На листке, вырванном из блокнота, красным карандашом я написал наискось несколько строк о том, что в придорожном лесу под Минском в моем присутствии было сожжено три грузовика денег. Так и написал - "три грузовика". Поставил дату и расписался.

Лейтенант спрятал листок во внутренний карман, козырнул. Мы пожелали друг другу счастливого пути и расстались. До Могилева я добрался без происшествий, уже через несколько дней начисто забыл об этом эпизоде и в течение всей войны ни разу не вспомнил о нем.

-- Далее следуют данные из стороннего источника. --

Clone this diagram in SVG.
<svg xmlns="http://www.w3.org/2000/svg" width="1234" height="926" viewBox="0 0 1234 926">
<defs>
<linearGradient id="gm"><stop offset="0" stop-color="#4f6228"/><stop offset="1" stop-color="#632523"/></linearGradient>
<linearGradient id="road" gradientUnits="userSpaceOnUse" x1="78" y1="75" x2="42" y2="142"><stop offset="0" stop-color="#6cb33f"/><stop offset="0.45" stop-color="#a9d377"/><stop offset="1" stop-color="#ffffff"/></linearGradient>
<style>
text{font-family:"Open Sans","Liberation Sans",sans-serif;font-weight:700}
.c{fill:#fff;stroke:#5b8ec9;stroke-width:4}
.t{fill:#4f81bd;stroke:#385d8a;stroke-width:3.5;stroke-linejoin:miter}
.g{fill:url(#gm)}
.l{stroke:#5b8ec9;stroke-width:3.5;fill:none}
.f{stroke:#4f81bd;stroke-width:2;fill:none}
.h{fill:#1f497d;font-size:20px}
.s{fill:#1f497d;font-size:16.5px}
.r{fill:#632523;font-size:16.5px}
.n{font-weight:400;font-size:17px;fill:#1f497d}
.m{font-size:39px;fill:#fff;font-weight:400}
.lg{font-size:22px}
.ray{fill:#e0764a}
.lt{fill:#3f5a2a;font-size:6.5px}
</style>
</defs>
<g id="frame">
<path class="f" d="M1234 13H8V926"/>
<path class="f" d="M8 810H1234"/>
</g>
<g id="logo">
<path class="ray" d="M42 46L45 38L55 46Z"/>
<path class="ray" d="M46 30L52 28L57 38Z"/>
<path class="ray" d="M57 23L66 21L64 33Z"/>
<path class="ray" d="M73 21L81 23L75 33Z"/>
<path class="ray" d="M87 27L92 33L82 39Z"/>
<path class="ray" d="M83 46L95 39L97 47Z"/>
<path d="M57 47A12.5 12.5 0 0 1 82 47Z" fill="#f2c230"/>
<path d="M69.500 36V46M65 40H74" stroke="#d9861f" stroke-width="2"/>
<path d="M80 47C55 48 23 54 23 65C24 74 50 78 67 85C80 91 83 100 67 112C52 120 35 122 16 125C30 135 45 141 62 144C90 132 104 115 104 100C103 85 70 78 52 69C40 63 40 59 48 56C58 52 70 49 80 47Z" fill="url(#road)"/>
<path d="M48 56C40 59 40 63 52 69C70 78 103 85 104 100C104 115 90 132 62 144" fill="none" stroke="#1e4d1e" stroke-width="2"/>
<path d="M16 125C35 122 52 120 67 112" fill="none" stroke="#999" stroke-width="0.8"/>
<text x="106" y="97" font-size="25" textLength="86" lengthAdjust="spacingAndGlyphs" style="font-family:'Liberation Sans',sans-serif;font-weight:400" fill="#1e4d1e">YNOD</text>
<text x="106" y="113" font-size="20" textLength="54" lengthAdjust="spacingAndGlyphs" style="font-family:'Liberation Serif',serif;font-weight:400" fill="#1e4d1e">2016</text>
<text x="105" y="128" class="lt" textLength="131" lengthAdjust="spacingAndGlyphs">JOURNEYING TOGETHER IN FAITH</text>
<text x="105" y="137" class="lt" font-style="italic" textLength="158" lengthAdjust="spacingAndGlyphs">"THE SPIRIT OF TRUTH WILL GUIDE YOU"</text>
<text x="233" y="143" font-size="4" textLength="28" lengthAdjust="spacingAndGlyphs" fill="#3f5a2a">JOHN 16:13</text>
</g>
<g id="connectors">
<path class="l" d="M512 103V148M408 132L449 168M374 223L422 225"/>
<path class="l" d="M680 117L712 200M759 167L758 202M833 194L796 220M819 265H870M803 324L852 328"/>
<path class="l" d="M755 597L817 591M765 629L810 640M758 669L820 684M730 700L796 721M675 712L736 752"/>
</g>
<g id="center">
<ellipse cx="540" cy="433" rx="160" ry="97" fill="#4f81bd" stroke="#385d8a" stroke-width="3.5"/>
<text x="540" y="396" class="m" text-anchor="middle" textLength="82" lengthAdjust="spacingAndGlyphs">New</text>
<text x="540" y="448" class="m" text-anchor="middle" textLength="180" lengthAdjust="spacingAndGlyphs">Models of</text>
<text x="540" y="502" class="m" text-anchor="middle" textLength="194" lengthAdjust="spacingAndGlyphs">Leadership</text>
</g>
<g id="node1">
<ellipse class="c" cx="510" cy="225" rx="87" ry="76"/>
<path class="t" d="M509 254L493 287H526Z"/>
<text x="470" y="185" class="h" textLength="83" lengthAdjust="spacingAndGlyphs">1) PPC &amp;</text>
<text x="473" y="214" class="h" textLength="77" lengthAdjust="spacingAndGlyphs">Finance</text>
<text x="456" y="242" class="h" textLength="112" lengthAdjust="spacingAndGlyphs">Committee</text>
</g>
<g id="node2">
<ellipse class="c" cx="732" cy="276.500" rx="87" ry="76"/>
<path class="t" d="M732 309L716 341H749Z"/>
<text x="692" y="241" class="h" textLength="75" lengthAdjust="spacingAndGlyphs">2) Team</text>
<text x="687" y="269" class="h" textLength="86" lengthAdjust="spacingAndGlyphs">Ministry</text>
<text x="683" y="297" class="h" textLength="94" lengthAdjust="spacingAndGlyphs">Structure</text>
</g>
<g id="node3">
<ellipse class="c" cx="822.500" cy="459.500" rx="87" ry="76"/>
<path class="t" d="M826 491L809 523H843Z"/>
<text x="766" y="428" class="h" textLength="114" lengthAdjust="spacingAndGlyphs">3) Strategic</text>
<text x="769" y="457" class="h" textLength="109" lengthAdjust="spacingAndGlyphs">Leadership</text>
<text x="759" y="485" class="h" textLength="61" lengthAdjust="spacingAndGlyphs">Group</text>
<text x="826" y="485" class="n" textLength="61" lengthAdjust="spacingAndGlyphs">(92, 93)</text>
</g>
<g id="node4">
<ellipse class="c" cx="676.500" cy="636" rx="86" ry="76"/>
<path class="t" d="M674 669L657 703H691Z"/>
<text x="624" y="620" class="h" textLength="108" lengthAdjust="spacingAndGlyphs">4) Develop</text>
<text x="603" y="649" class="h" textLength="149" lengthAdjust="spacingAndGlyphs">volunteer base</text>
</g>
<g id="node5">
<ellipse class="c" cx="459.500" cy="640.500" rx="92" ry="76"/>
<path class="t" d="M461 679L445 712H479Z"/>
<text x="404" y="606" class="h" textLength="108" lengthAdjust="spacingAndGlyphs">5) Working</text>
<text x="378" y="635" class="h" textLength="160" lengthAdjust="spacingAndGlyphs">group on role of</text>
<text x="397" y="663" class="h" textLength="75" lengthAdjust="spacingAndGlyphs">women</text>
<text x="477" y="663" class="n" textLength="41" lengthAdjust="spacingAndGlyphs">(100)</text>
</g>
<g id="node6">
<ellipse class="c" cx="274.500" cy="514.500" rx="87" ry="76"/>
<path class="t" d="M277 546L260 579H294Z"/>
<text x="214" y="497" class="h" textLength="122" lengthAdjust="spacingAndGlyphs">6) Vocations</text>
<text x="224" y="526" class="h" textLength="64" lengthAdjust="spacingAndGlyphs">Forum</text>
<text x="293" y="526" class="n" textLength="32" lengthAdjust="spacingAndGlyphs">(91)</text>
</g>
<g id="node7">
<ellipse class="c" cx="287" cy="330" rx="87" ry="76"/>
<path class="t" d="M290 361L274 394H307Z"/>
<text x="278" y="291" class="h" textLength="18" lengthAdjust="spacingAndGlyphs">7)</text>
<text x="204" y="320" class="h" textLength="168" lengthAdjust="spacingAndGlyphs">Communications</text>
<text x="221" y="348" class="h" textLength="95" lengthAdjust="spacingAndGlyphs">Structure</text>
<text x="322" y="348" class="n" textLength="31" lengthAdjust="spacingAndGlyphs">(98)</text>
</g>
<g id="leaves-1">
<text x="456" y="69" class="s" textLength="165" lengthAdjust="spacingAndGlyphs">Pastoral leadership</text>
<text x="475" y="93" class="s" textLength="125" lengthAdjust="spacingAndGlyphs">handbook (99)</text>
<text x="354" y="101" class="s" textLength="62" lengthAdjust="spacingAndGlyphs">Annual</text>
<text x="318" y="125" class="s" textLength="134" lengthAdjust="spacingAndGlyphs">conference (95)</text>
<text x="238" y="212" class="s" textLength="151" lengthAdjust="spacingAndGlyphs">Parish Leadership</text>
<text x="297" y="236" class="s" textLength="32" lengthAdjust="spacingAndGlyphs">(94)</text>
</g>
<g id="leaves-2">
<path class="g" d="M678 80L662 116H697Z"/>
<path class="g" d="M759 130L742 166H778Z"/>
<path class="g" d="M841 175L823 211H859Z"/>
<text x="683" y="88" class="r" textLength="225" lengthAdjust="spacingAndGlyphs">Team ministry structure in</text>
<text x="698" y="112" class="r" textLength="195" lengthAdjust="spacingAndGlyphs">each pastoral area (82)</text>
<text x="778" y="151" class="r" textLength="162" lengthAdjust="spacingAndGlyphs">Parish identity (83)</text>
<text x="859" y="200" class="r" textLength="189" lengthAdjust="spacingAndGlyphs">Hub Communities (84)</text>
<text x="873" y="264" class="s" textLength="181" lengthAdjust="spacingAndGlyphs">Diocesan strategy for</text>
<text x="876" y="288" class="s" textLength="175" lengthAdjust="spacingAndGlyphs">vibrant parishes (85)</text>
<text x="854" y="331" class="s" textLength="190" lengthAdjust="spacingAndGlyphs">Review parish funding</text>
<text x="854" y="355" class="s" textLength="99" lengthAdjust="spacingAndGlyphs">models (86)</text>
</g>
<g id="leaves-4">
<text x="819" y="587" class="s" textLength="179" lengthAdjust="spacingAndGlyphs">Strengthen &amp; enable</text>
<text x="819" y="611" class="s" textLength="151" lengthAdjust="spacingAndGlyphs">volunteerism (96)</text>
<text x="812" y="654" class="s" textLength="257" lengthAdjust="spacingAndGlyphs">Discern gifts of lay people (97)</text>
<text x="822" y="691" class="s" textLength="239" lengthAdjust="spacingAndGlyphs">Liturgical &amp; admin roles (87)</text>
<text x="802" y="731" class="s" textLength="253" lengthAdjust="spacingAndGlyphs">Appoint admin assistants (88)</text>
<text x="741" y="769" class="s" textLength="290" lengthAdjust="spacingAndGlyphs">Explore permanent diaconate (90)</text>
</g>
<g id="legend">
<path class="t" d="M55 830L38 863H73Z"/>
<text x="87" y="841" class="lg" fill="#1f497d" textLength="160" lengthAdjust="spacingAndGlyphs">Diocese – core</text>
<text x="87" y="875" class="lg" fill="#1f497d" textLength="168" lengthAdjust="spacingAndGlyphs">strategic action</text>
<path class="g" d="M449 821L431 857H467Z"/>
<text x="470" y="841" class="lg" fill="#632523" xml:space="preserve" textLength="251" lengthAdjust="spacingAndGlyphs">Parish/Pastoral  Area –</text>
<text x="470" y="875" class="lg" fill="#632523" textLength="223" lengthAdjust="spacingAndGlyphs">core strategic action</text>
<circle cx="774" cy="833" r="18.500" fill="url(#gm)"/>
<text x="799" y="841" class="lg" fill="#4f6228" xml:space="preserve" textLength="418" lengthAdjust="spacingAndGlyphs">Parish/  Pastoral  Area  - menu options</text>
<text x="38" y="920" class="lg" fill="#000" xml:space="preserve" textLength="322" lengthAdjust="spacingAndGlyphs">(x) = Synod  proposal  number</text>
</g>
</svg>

Однако же не только тяжелейшие бои остались воспоминанием от первого военного лета. В августе - сентябре сорок пятого года я находился в немецком городе Перлиберге (там располагался штаб авиационного корпуса, которым я тогда командовал). Однажды адъютант доложил, что ко мне прибыли три человека из Москвы.

- В корпус? - уточнил я.

- Нет, лично к вам, товарищ генерал, - ответил офицер.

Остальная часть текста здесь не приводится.